The Poster Menace Who Stalks the Streets of the Edinburgh Fringe

The Poster Menace Who Stalks the Streets of the Edinburgh Fringe

"They're just weird posters that people look at. They read them and they don't make sense. I really do it just to see what the reaction is. Barry Humphries used to do things like leave a cooked chicken in a wastepaper bin by a bus stop. He would get on the bus one stop further back, get off the bus, pick the chicken up and start to eat it in front of people. And he did that just to see the reaction."

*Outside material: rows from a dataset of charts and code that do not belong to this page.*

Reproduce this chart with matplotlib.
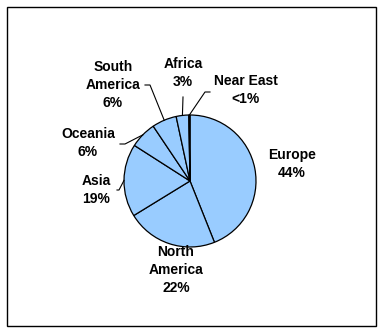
import numpy as np
import matplotlib
matplotlib.use("Agg")
import matplotlib.pyplot as plt
from matplotlib.patches import Rectangle

regions = ["Europe", "North America", "Asia", "Oceania", "South America", "Africa", "Near East"]
shares = [44.4, 22.5, 18.0, 6.6, 6.1, 3.1, 0.3]
labels = ["Europe\n44%", "North\nAmerica\n22%", "Asia\n19%", "Oceania\n6%",
          "South\nAmerica\n6%", "Africa\n3%", "Near East\n<1%"]

W, H = 382, 331
fig = plt.figure(figsize=(W / 100, H / 100), dpi=100)
ax = fig.add_axes([0, 0, 1, 1])
ax.set_xlim(0, W)
ax.set_ylim(0, H)
ax.set_aspect("equal")
ax.axis("off")

def py(y):
    return H - y

cx, cy, r = 190, py(181), 66
wedges, _ = ax.pie(shares, startangle=90, counterclock=False, center=(cx, cy), radius=r,
                   colors=["#99CCFF"] * len(shares),
                   wedgeprops=dict(edgecolor="black", linewidth=0.9), frame=True)
ax.set_xlim(0, W)
ax.set_ylim(0, H)
ax.axis("off")

# label layout (pixel positions of text centres) and leader start points
label_pos = {
    "Europe": (292, 164),
    "North America": (176, 270),
    "Asia": (96, 190),
    "Oceania": (88, 143),
    "South America": (113, 85),
    "Africa": (183, 73),
    "Near East": (246, 90),
}
leaders = {
    "Asia": [(117, 190), (119, 190)],
    "Oceania": [(120, 144), (125, 144)],
    "South America": [(145, 85), (150, 85)],
    "Africa": [(183, 97)],
    "Near East": [(210, 92), (205, 92)],
}

font = dict(family=["Liberation Sans", "DejaVu Sans"], fontweight="bold", fontsize=10)
for name, lab, w in zip(regions, labels, wedges):
    x, y = label_pos[name]
    ax.text(x, py(y), lab, ha="center", va="center", linespacing=1.35, **font)
    if name in leaders:
        mid = np.deg2rad((w.theta1 + w.theta2) / 2)
        ex, ey = cx + r * np.cos(mid), cy + r * np.sin(mid)
        pts = [(px_, py(py_)) for px_, py_ in leaders[name]] + [(ex, ey)]
        xs, ys = zip(*pts)
        ax.plot(xs, ys, color="black", linewidth=0.8)

ax.add_patch(Rectangle((7, py(326)), 369, 319, fill=False, edgecolor="black", linewidth=1.0))

fig.savefig("out.png", dpi=100)
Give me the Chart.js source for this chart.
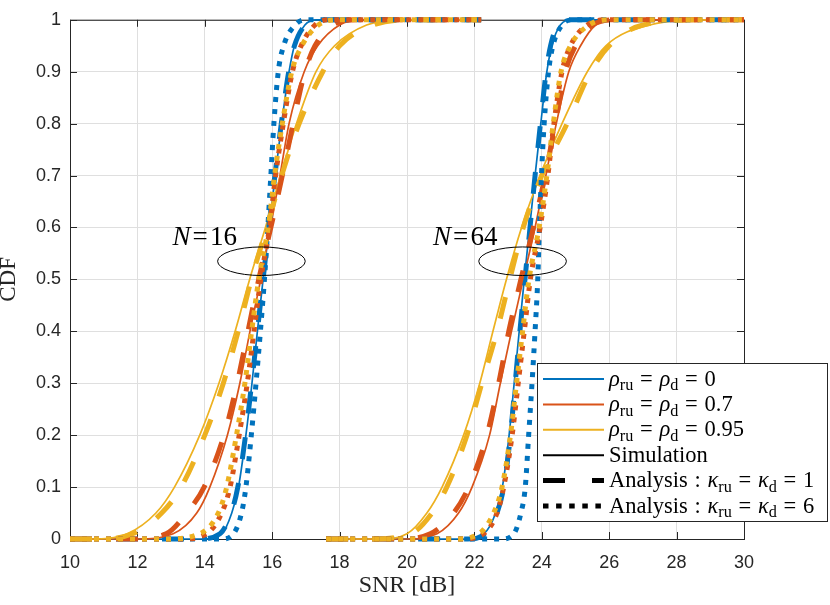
<!DOCTYPE html>
<html>
<head>
<meta charset="utf-8">
<script src="https://cdn.jsdelivr.net/npm/chart.js@4.4.1/dist/chart.umd.min.js"></script>
<style>
  html, body { margin: 0; padding: 0; background: #fff; }
  #wrap { width: 830px; height: 605px; }
</style>
</head>
<body>
<div id="wrap"><canvas id="cdfChart" width="830" height="605"></canvas></div>
<script>
// CDF levels shared by every curve (first/last pair = flat tails)
const cdfLevels = [0, 0, 0.01, 0.05, 0.1, 0.2, 0.3, 0.4, 0.5, 0.6, 0.7, 0.8, 0.9, 0.95, 0.99, 1, 1];

// SNR [dB] at each CDF level
// N = 16
const n16SimRho0    = [10, 13.9, 14.5, 14.8, 15.0, 15.22, 15.4, 15.56, 15.73, 15.91, 16.09, 16.28, 16.5, 16.66, 16.97, 17.3, 22.2];
const n16SimRho07   = [10, 12.0, 13.06, 13.76, 14.15, 14.67, 15.04, 15.34, 15.66, 15.95, 16.23, 16.5, 16.95, 17.35, 18.0, 18.6, 22.2];
const n16SimRho095  = [10, 10.8, 11.7, 12.55, 13.1, 13.85, 14.42, 14.9, 15.33, 15.8, 16.25, 16.72, 17.3, 17.85, 18.8, 19.8, 22.2];
const n16K1Rho0     = [10, 13.8, 14.45, 14.78, 14.98, 15.21, 15.39, 15.56, 15.73, 15.9, 16.08, 16.27, 16.49, 16.66, 16.98, 17.35, 22.2];
const n16K1Rho07    = [10, 11.8, 12.85, 13.46, 13.98, 14.57, 14.96, 15.28, 15.6, 15.96, 16.3, 16.62, 16.97, 17.27, 17.8, 18.5, 22.2];
const n16K1Rho095   = [10, 10.9, 11.85, 12.72, 13.3, 14.0, 14.55, 14.99, 15.38, 15.84, 16.28, 16.8, 17.5, 18.0, 19.0, 20.0, 22.2];
const n16K6Rho0     = [10, 14.5, 14.85, 15.09, 15.22, 15.38, 15.52, 15.65, 15.77, 15.87, 15.96, 16.05, 16.18, 16.34, 16.68, 17.0, 22.2];
const n16K6Rho07    = [10, 13.3, 14.05, 14.5, 14.75, 15.02, 15.26, 15.46, 15.66, 15.92, 16.1, 16.33, 16.6, 16.86, 17.27, 17.7, 22.2];
const n16K6Rho095   = [10, 12.8, 13.85, 14.4, 14.65, 14.94, 15.19, 15.39, 15.6, 15.88, 16.07, 16.3, 16.58, 16.88, 17.37, 17.97, 22.2];
// N = 64
const n64SimRho0    = [17.6, 21.7, 22.28, 22.63, 22.83, 23.03, 23.18, 23.33, 23.48, 23.64, 23.8, 23.97, 24.15, 24.3, 24.55, 24.9, 30];
const n64SimRho07   = [17.6, 20.0, 20.89, 21.53, 21.93, 22.45, 22.77, 23.1, 23.45, 23.8, 24.12, 24.43, 24.8, 25.15, 25.6, 26.2, 30];
const n64SimRho095  = [17.6, 19.2, 20.0, 20.59, 21.04, 21.68, 22.16, 22.55, 22.95, 23.4, 23.95, 24.6, 25.35, 25.9, 27.2, 29.0, 30];
const n64K1Rho0     = [17.6, 21.8, 22.32, 22.67, 22.87, 23.07, 23.21, 23.35, 23.5, 23.65, 23.8, 23.96, 24.13, 24.26, 24.48, 24.85, 30];
const n64K1Rho07    = [17.6, 19.7, 20.69, 21.38, 21.83, 22.37, 22.72, 23.02, 23.38, 23.75, 24.1, 24.4, 24.7, 25.0, 25.5, 26.2, 30];
const n64K1Rho095   = [17.6, 18.8, 20.1, 20.74, 21.18, 21.78, 22.22, 22.67, 23.05, 23.45, 24.0, 24.75, 25.45, 26.0, 27.0, 29.0, 30];
const n64K6Rho0     = [17.6, 22.8, 23.17, 23.38, 23.51, 23.61, 23.71, 23.8, 23.88, 23.93, 23.99, 24.07, 24.2, 24.33, 24.6, 24.9, 30];
const n64K6Rho07    = [17.6, 21.6, 22.27, 22.67, 22.87, 23.12, 23.3, 23.48, 23.66, 23.95, 24.18, 24.36, 24.6, 24.85, 25.35, 25.9, 30];
const n64K6Rho095   = [17.6, 21.4, 22.13, 22.57, 22.82, 23.07, 23.25, 23.43, 23.62, 23.92, 24.15, 24.34, 24.57, 24.85, 25.4, 26.0, 30];

const xTicks = [10, 12, 14, 16, 18, 20, 22, 24, 26, 28, 30];
const yTicks = [0, 0.1, 0.2, 0.3, 0.4, 0.5, 0.6, 0.7, 0.8, 0.9, 1];

// annotation ellipses (data units) and their labels
const groupLabels = ['16', '64'];
const labelX = [13.04, 20.77];
const labelY = 0.566;
const ellipseX = [15.68, 23.43];
const ellipseY = 0.535;

const BLUE = '#0072BD', ORANGE = '#D95319', YELLOW = '#EDB120', INK = '#262626';
const SIM = { width: 1.7, dash: [] };
const K1 = { width: 5, dash: [22, 24] };
const K6 = { width: 5, dash: [5, 7] };

const curves = [
  [n16SimRho0, BLUE, SIM], [n16SimRho07, ORANGE, SIM], [n16SimRho095, YELLOW, SIM],
  [n16K1Rho0, BLUE, K1], [n16K1Rho07, ORANGE, K1], [n16K1Rho095, YELLOW, K1],
  [n16K6Rho0, BLUE, K6], [n16K6Rho07, ORANGE, K6], [n16K6Rho095, YELLOW, K6],
  [n64SimRho0, BLUE, SIM], [n64SimRho07, ORANGE, SIM], [n64SimRho095, YELLOW, SIM],
  [n64K1Rho0, BLUE, K1], [n64K1Rho07, ORANGE, K1], [n64K1Rho095, YELLOW, K1],
  [n64K6Rho0, BLUE, K6], [n64K6Rho07, ORANGE, K6], [n64K6Rho095, YELLOW, K6]
];

const datasets = curves.map(([xs, color, st], i) => ({
  data: xs.map((v, j) => ({ x: v, y: cdfLevels[j] })),
  showLine: true,
  borderColor: color,
  borderWidth: st.width,
  borderDash: st.dash,
  borderCapStyle: 'butt',
  pointRadius: 0,
  cubicInterpolationMode: 'monotone',
  clip: false,
  order: -i
}));

// draws math-ish runs: italic symbols, lowered subscripts, padded relations
function drawRuns(ctx, x, y, runs, size) {
  runs.forEach(r => {
    const fs = r.sub ? size * 0.72 : size;
    ctx.font = (r.it ? 'italic ' : '') + fs + 'px "Liberation Serif"';
    const pad = r.rel ? size * r.rel : 0;
    x += pad;
    ctx.fillText(r.t, x, y + (r.sub ? size * 0.22 : 0));
    x += ctx.measureText(r.t).width + pad;
  });
}

// box, inward ticks (under the data like MATLAB)
const framePlugin = {
  id: 'frame',
  beforeDatasetsDraw(chart) {
    const { ctx, chartArea: a, scales: { x, y } } = chart;
    ctx.save();
    ctx.strokeStyle = INK;
    ctx.lineWidth = 1;
    ctx.strokeRect(a.left + 0.5, a.top + 0.5, a.right - a.left, a.bottom - a.top);
    ctx.beginPath();
    xTicks.forEach(t => {
      const px = Math.round(x.getPixelForValue(t)) + 0.5;
      ctx.moveTo(px, a.bottom); ctx.lineTo(px, a.bottom - 7);
      ctx.moveTo(px, a.top); ctx.lineTo(px, a.top + 7);
    });
    yTicks.forEach(t => {
      const py = Math.round(y.getPixelForValue(t)) + 0.5;
      ctx.moveTo(a.left, py); ctx.lineTo(a.left + 7, py);
      ctx.moveTo(a.right, py); ctx.lineTo(a.right - 7, py);
    });
    ctx.stroke();
    ctx.restore();
  }
};

const notesPlugin = {
  id: 'notes',
  afterDatasetsDraw(chart) {
    const { ctx, scales: { x, y } } = chart;
    ctx.save();
    ctx.strokeStyle = '#000';
    ctx.fillStyle = '#000';
    ctx.lineWidth = 1;
    ellipseX.forEach((cx, i) => {
      const px = x.getPixelForValue(cx), py = y.getPixelForValue(ellipseY);
      const rx = x.getPixelForValue(cx + 1.3) - px;
      const ry = py - y.getPixelForValue(ellipseY + 0.0275);
      ctx.beginPath();
      ctx.ellipse(px, py, rx, ry, 0, 0, Math.PI * 2);
      ctx.stroke();
      drawRuns(ctx, x.getPixelForValue(labelX[i]), y.getPixelForValue(labelY),
        [{ t: 'N', it: 1 }, { t: '=', rel: 0.08 }, { t: groupLabels[i] }], 27);
    });
    ctx.restore();
  }
};

const legendPlugin = {
  id: 'mathLegend',
  afterDraw(chart) {
    const ctx = chart.ctx;
    const rho = v => [{ t: 'ρ', it: 1 }, { t: 'ru', sub: 1 }, { t: '=', rel: 0.3 }, { t: 'ρ', it: 1 }, { t: 'd', sub: 1 }, { t: '=', rel: 0.3 }, { t: v }];
    const kap = v => [{ t: 'Analysis' }, { t: ':', rel: 0.3 }, { t: 'κ', it: 1 }, { t: 'ru', sub: 1 }, { t: '=', rel: 0.3 }, { t: 'κ', it: 1 }, { t: 'd', sub: 1 }, { t: '=', rel: 0.3 }, { t: v }];
    const rows = [
      [BLUE, 2, [], rho('0')],
      [ORANGE, 2, [], rho('0.7')],
      [YELLOW, 2, [], rho('0.95')],
      ['#000', 2, [], [{ t: 'Simulation' }]],
      ['#000', 5, [22, 27], kap('1')],
      ['#000', 5, [5.5, 7.6], kap('6')]
    ];
    ctx.save();
    ctx.fillStyle = '#fff';
    ctx.fillRect(537, 363, 290, 158);
    ctx.strokeStyle = INK;
    ctx.lineWidth = 1;
    ctx.strokeRect(537.5, 363.5, 290, 158);
    rows.forEach(([c, w, d, runs], i) => {
      const ly = 379 + i * 25.4;
      ctx.beginPath();
      ctx.strokeStyle = c;
      ctx.lineWidth = w;
      ctx.lineCap = 'butt';
      ctx.setLineDash(d);
      ctx.moveTo(543, ly); ctx.lineTo(604, ly);
      ctx.stroke();
      ctx.setLineDash([]);
      ctx.fillStyle = '#000';
      drawRuns(ctx, 609, ly + 6.5, runs, 22.5);
    });
    ctx.restore();
  }
};

Chart.defaults.font.family = '"Liberation Sans", Arial, sans-serif';
Chart.defaults.color = INK;

new Chart(document.getElementById('cdfChart'), {
  type: 'scatter',
  data: { datasets },
  options: {
    responsive: false,
    devicePixelRatio: 1,
    animation: false,
    layout: { padding: { top: 6, right: 86, left: 0, bottom: 0 } },
    plugins: { legend: { display: false }, tooltip: { enabled: false } },
    scales: {
      x: {
        min: 10, max: 30,
        afterFit: s => { s.height = 66; },
        ticks: { stepSize: 2, font: { size: 18 }, padding: 13, color: INK },
        grid: { color: '#dfdfdf', drawTicks: false },
        border: { display: false },
        title: { display: true, text: 'SNR [dB]', color: INK,
          font: { family: '"Liberation Serif"', size: 24, lineHeight: 1 }, padding: { bottom: 7, top: 0 } }
      },
      y: {
        min: 0, max: 1,
        afterFit: s => { s.width = 70; },
        ticks: { stepSize: 0.1, font: { size: 18 }, padding: 9, color: INK,
          callback: v => String(Number(v.toFixed(2))) },
        grid: { color: '#dfdfdf', drawTicks: false },
        border: { display: false },
        title: { display: true, text: 'CDF', color: INK,
          font: { family: '"Liberation Serif"', size: 23, lineHeight: 0.8 }, padding: { top: 0, bottom: 0 } }
      }
    }
  },
  plugins: [framePlugin, notesPlugin, legendPlugin]
});
</script>
</body>
</html>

Thus spake The Poster Menace.

"So I can't really name you?" I asked The Poster Menace when I met him this week.

"Really, I would prefer you didn't."

"You're like Banksy."

"But without the money."

"It's OK to photograph you?"

"Yes."

"What's your favourite poster?"

"A few years ago," he told me, "I did a poster that was blank apart from the words:

SIGN HERE IF YOU WANT THIS POSTER REMOVED

"The bottom half of the poster had about fifty spaces for signatures. I left it up for about 20 minutes - with a pen tied to a piece of string - and, when I came back, every single box was signed."

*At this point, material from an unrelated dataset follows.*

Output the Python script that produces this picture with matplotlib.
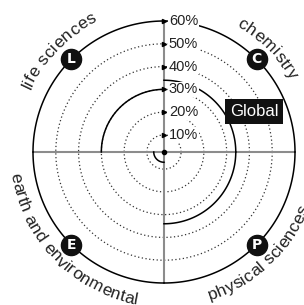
import numpy as np
import matplotlib.pyplot as plt
from matplotlib.font_manager import FontProperties, findfont, get_font

# quadrant categories (counter-clockwise from east)
categories = ['chemistry', 'life sciences', 'earth and environmental', 'physical sciences']
letters = ['C', 'L', 'E', 'P']
outer_values = [60, 60, 60, 60]
global_values = [34, 30, 7, 34]
ring_values = [10, 20, 30, 40, 50]
tick_values = [10, 20, 30, 40, 50, 60]
tick_labels = ['10%', '20%', '30%', '40%', '50%', '60%']

rmin, rmax = 2.5, 60

fig = plt.figure(figsize=(3.04, 3.05), dpi=100)
ax = fig.add_axes([33 / 304, 22 / 305, 262 / 304, 262 / 305], projection='polar')
ax.set_ylim(rmin, rmax)
ax.set_xticks([])
ax.set_yticks([])
ax.grid(False)
ax.spines['polar'].set_visible(False)

full = np.linspace(0, 2 * np.pi, 500)

# dotted rings
for v in ring_values:
    ax.plot(full, np.full_like(full, v), ls=(0, (1, 2)), lw=0.9, color='#333333', zorder=1)

# axis cross
ax.plot([0, 0, np.pi, np.pi], [rmax, rmin, rmin, rmax], color='#8c8c8c', lw=1.5, zorder=2)
ax.plot([np.pi / 2, np.pi / 2, 3 * np.pi / 2, 3 * np.pi / 2], [rmax, rmin, rmin, rmax],
        color='#8c8c8c', lw=1.5, zorder=2)
ax.plot([0], [rmin], 'o', color='black', ms=3, zorder=5)

# outer arcs and global arcs per quadrant
for i in range(4):
    th = np.linspace(i * np.pi / 2, (i + 1) * np.pi / 2, 120)
    ax.plot(th, np.full_like(th, outer_values[i]), color='black', lw=1.1, zorder=3, clip_on=False)
    ax.plot(th, np.full_like(th, global_values[i]), color='black', lw=1.1, zorder=3)

# tick labels on the vertical axis
for v, lab in zip(tick_values, tick_labels):
    ax.plot([np.pi / 2], [v], marker='>', ms=3, color='black', zorder=6, clip_on=False)
    ax.annotate(lab, (np.pi / 2, v), xytext=(3.5, 0), textcoords='offset points',
                ha='left', va='center', fontsize=10.5, family='Liberation Sans', color='#222222',
                zorder=7, bbox=dict(facecolor='white', edgecolor='none', pad=0.5))

# quadrant markers
for i in range(4):
    ang = (i + 0.5) * np.pi / 2
    ax.plot([ang], [outer_values[i]], 'o', ms=14.5, color='#111111', zorder=8, clip_on=False)
    ax.text(ang, outer_values[i], letters[i], ha='center', va='center', color='white',
            fontsize=10, fontweight='bold', zorder=9)

# curved category labels
fig.canvas.draw()
R_px = ax.get_window_extent().width / 2
px_per_unit = R_px / (rmax - rmin)
fp = FontProperties(family='Liberation Sans', size=12.5)
font = get_font(findfont(fp))
font.set_size(12.5, fig.dpi)


def curved(text, center_deg, base_px, top=True, track=1.04):
    advs = [font.load_char(ord(c)).linearHoriAdvance / 65536 * track for c in text]
    total = sum(advs)
    r = rmin + base_px / px_per_unit
    cum = 0
    for c, a in zip(text, advs):
        off = (cum + a / 2 - total / 2) / base_px
        cum += a
        if top:
            ang = np.deg2rad(center_deg) - off
            rot = np.rad2deg(ang) - 90
        else:
            ang = np.deg2rad(center_deg) + off
            rot = np.rad2deg(ang) + 90
        ax.text(ang, r, c, fontproperties=fp, ha='center', va='baseline',
                rotation=rot, rotation_mode='anchor', color='#222222', clip_on=False)


curved(categories[0], 45, 145, top=True)
curved(categories[1], 136, 147, top=True)
curved(categories[2], 224, 155, top=False)
curved(categories[3], 313, 155, top=False)

# Global label
ax.text(0.8435, 0.6546, 'Global', transform=ax.transAxes, ha='center', va='center',
        fontsize=12, family='Liberation Sans', color='white', zorder=10,
        bbox=dict(boxstyle='square,pad=0.28', facecolor='#111111', edgecolor='none'))

fig.savefig('out.png', dpi=100)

"And you felt you'd succeeded there"

"Yes."

The Poster Menace lives in Derbyshire

A couple of years ago, I picked up a book of his posters.

"So when did you start doing your posters?" I asked him.

"Why?"

"My father died of mesothelioma, a cancer caused by asbestos. He was a builder and he'd been moving asbestos sheeting. So, to raise money, it was either run a marathon or do these posters.

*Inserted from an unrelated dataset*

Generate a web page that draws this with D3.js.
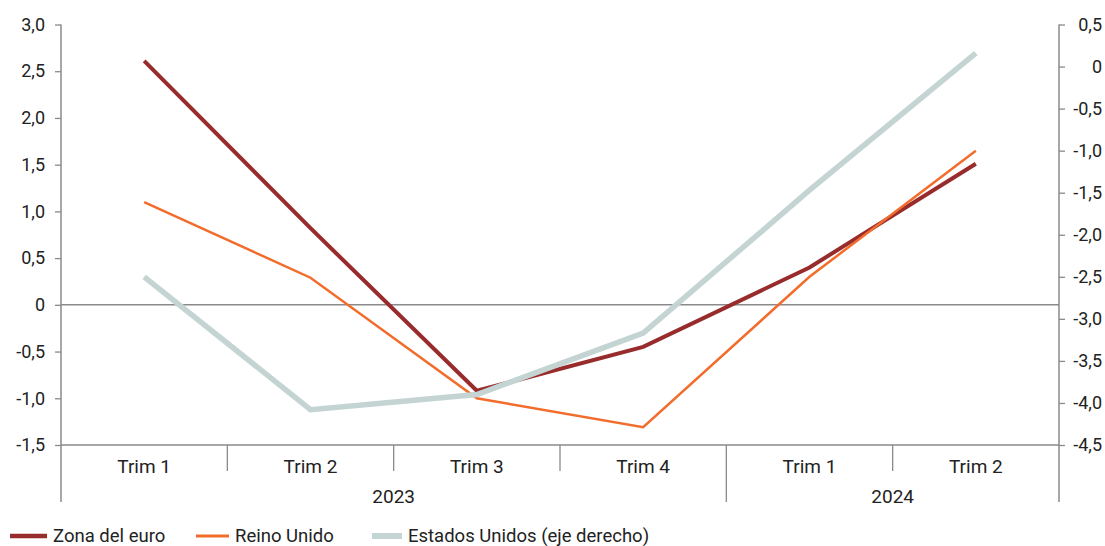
<!DOCTYPE html>
<html><head><meta charset="utf-8">
<script src="https://cdn.jsdelivr.net/npm/d3@7"></script>
<style>
body{margin:0;background:#fff;}
svg text{font-family:"Roboto","Liberation Sans Narrow","DejaVu Sans Condensed",sans-serif;fill:#222;}
</style></head>
<body><svg id="c" width="1105" height="546"></svg>
<script>
const quarters = ["Trim 1","Trim 2","Trim 3","Trim 4","Trim 1","Trim 2"];
const years = [{label:"2023", n:4},{label:"2024", n:2}];
const euro = [2.61, 0.82, -0.92, -0.45, 0.40, 1.51];
const uk = [1.10, 0.29, -1.00, -1.31, 0.30, 1.65];
const us = [-2.50, -4.08, -3.90, -3.17, -1.47, 0.16];
const leftTicks = [3.0,2.5,2.0,1.5,1.0,0.5,0,-0.5,-1.0,-1.5];
const rightTicks = [0.5,0,-0.5,-1.0,-1.5,-2.0,-2.5,-3.0,-3.5,-4.0,-4.5];
const seriesNames = ["Zona del euro","Reino Unido","Estados Unidos (eje derecho)"];
const colors = ["#982c2c","#f26c2c","#c4d4d3"];
const widths = [4,2.5,5.5];

const svg = d3.select("#c");
const L = 61, R = 1059, T = 24.5, B = 445;
const fmt = v => v === 0 ? "0" : d3.format(".1f")(v).replace(".", ",").replace("−","-");
const x = d3.scaleBand().domain(d3.range(quarters.length)).range([L, R]).padding(0);
const yL = d3.scaleLinear().domain([-1.5, 3.0]).range([B, T]);
const yR = d3.scaleLinear().domain([-4.5, 0.5]).range([B, T]);
const axisColor = "#8a8a8a";

// left axis
const gl = svg.append("g").attr("transform", `translate(${L},0)`)
  .call(d3.axisLeft(yL).tickValues(leftTicks).tickFormat(fmt).tickSize(6).tickPadding(10));
gl.select(".domain").remove();
gl.selectAll(".tick line").attr("stroke", axisColor).attr("stroke-width",1.3);
gl.selectAll(".tick text").style("font-size","18px");
// right axis
const gr = svg.append("g").attr("transform", `translate(${R},0)`)
  .call(d3.axisRight(yR).tickValues(rightTicks).tickFormat(fmt).tickSize(6).tickPadding(37));
gr.select(".domain").remove();
gr.selectAll(".tick line").attr("stroke", axisColor).attr("stroke-width",1.3);
gr.selectAll(".tick text").style("font-size","18px").attr("text-anchor","end");

// vertical axis lines
svg.append("line").attr("x1",L).attr("x2",L).attr("y1",T).attr("y2",502).attr("stroke",axisColor).attr("stroke-width",1.5);
svg.append("line").attr("x1",R).attr("x2",R).attr("y1",T).attr("y2",502).attr("stroke",axisColor).attr("stroke-width",1.5);
// zero line
svg.append("line").attr("x1",L).attr("x2",R).attr("y1",yL(0)).attr("y2",yL(0)).attr("stroke",axisColor).attr("stroke-width",1.5);
// bottom line
svg.append("line").attr("x1",L).attr("x2",R).attr("y1",B).attr("y2",B).attr("stroke",axisColor).attr("stroke-width",1.5);

// category separators
let idx = 0;
const yearBounds = [];
years.forEach((yr,i)=>{ yearBounds.push([idx, idx+yr.n]); idx += yr.n; });
for (let i=1;i<quarters.length;i++){
  const xx = x(i);
  const isYear = yearBounds.some(b=>b[0]===i);
  svg.append("line").attr("x1",xx).attr("x2",xx).attr("y1",B).attr("y2",isYear?502:471)
    .attr("stroke",axisColor).attr("stroke-width",1.3);
}
// category labels
svg.selectAll("text.q").data(quarters).enter().append("text").attr("class","q")
  .attr("x",(d,i)=>x(i)+x.bandwidth()/2).attr("y",473).attr("text-anchor","middle")
  .style("font-size","19px").text(d=>d);
// year labels
svg.selectAll("text.yr").data(years).enter().append("text").attr("class","yr")
  .attr("x",(d,i)=>(x(yearBounds[i][0]) + x(yearBounds[i][1]-1)+x.bandwidth())/2).attr("y",503)
  .attr("text-anchor","middle").style("font-size","19px").text(d=>d.label);

// lines
const mk = (ys) => d3.line().x((d,i)=>x(i)+x.bandwidth()/2).y(d=>ys(d));
const data = [[euro,yL],[uk,yL],[us,yR]];
data.forEach((s,k)=>{
  svg.append("path").datum(s[0]).attr("d", mk(s[1])).attr("fill","none")
    .attr("stroke",colors[k]).attr("stroke-width",widths[k]).attr("stroke-linejoin","miter");
});

// legend
const legX = [10, 196, 372];
const legW = [37, 33, 30];
const legTX = [53, 235, 408];
const legSW = [4.5, 3, 6];
seriesNames.forEach((n,k)=>{
  svg.append("line").attr("x1",legX[k]).attr("x2",legX[k]+legW[k]).attr("y1",536).attr("y2",536)
    .attr("stroke",colors[k]).attr("stroke-width",legSW[k]);
  svg.append("text").attr("x",legTX[k]).attr("y",542).style("font-size","18.5px").text(n);
});
</script></body></html>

"I print the posters. I stick them up. I take photographs. And then I publish the photographs in a book which I sell and that money goes to a cancer charity. There have been two books so far, because you have to build up. It takes me maybe two years to get enough photos."

"So there should be another one due next year?"

"That's right."

"So are you a frustrated photographer/comedian?"

"A stand up? No, no. But I've got a website with what I would consider serious photographs."

"And where do you put the posters up? On private property?"

"All over, but not private property. I might do it somewhere in the Gilded Balloon, but I don't go into people's houses."

"Starbucks?" I asked.

"I have been known to do that."

"Did they take this kindly?"

"Well, I put this poster up which basically said

IS YOUR LIFE POINTLESS?

ARE YOU SICK OF EVERYTHING?

DO YOU WANT TO END IT ALL?

WHY DON'T YOU COME IN AND HAVE A CAPPUCCINO?

"I do like Starbucks coffee, but I don't think the poster fitted in with their corporate strategy. I put it up at the entrance and I saw several of the customers reacting to it in quite a positive way, but the manager didn't think it was as hilarious as they did. He immediately tore it down and went round asking people at the tables if they'd seen anyone put it up. He asked me. I said I've no idea."

"You said the punters reacted in a positive way. Given this was actually encouraging them to commit suicide, what would a positive way be?"

"What I generally find with my posters is that people either photograph them or, increasingly, they nick 'em. That's a problem as I'm trying to photograph people looking at them."

"How many posters are you thinking of putting up in Edinburgh this year?"

"Around fifty different ones. I see things over the course of the year which give me ideas and I print them up for use at the Edinburgh Fringe."

"That's good quality paper," I said, feeling a couple.

"It's 180 gm."

"That's better than most Fringe show posters. Almost card."

"I use good quality paper to get a good picture quality," the Poster Menace told me. "and also A4 paper is quite difficult to put up quickly because it flaps about. Good quality paper is easier to put up. In the early days, I used to try and put them up really surreptitiously, Ninja-like. But, in the end, I decided to just go and stick them up in full view of everyone. In Edinburgh at this time of year, sticking a poster up is expected of everyone. I am going to attach a cheese-grater to this one," he told me.

I looked at the poster. It said:

DIY TATTOO REMOVAL

And, when I looked up - Phoopph! - He was gone. Like Keyser Söze.